Many E&Ps and service operators commented about activity trends, which will impact pricing going forward. Many specifically commented about natural gas price trends.

"Pricing is still being driven by oversupply," said one E&P. "The only bright spot may be increased exports of liquefied natural gas, but the continuing glut of hydrocarbons worldwide will keep a lid on gas prices."

Another pointed to Apache Corp.'s discovery in the Permian Basin, dubbed Alpine High, which "could bring about a significant increase in production over the next two to four years as the field is developed" (see Shale DailySept. 7).

A Texas-based E&P is encouraged by "increasing pipeline capacity to Mexico for natural gas," while another expects gas production to be lower in 2017. However, one E&P surveyed said the "expectation of a rising natural gas price is encouraging us to do more natural gas projects. We are not seeing a rise in service company costs to date."

As to where the money is being made, one E&P told the Dallas Fed that "not every shale play is the same in cost versus profit. One cannot be general in what price drives drilling and production. It also matters who owns sweet spots. Price sensitivity is different in both regions and shale itself."

Less certain about the future are some of the O&G service firms.

"Banks are putting pressure on us and business partners, and rates on lines of credit are up," according to one firm. "Regulatory issues continue to increase especially in light of earthquakes in Oklahoma. Demand for consulting services is collapsing. Solvency of oil and gas operator partners is now a stressor. Bank lines that used to be available are being withdrawn. Access to capital is horrible. Banks are raising fees on everything. We will probably have to start bringing our own pens to the bank. The price of Oklahoma Sweet Crude collapsed in August checks to $15.25/bbl."
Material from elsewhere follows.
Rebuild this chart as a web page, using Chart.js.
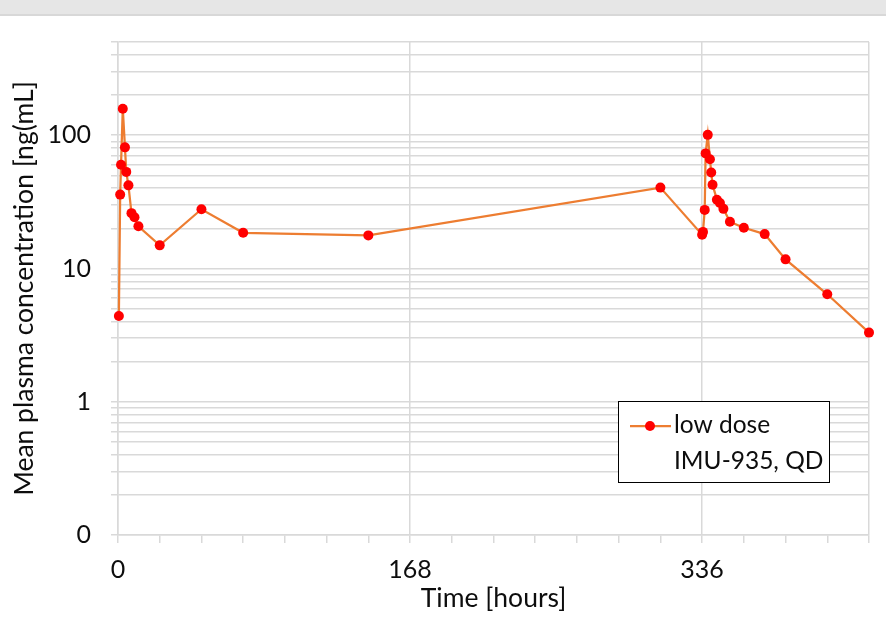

Another service company lamented that while overall activity is up, "our pricing power remains at zero. Other headwinds exist as well, such as a shortage of knowledgeable, experienced employees. In addition, the uptick in activity is too slow to save most companies with leverage from having to restructure to heal their balance sheets."

The Dallas Fed's next report is scheduled to be published on Dec. 29.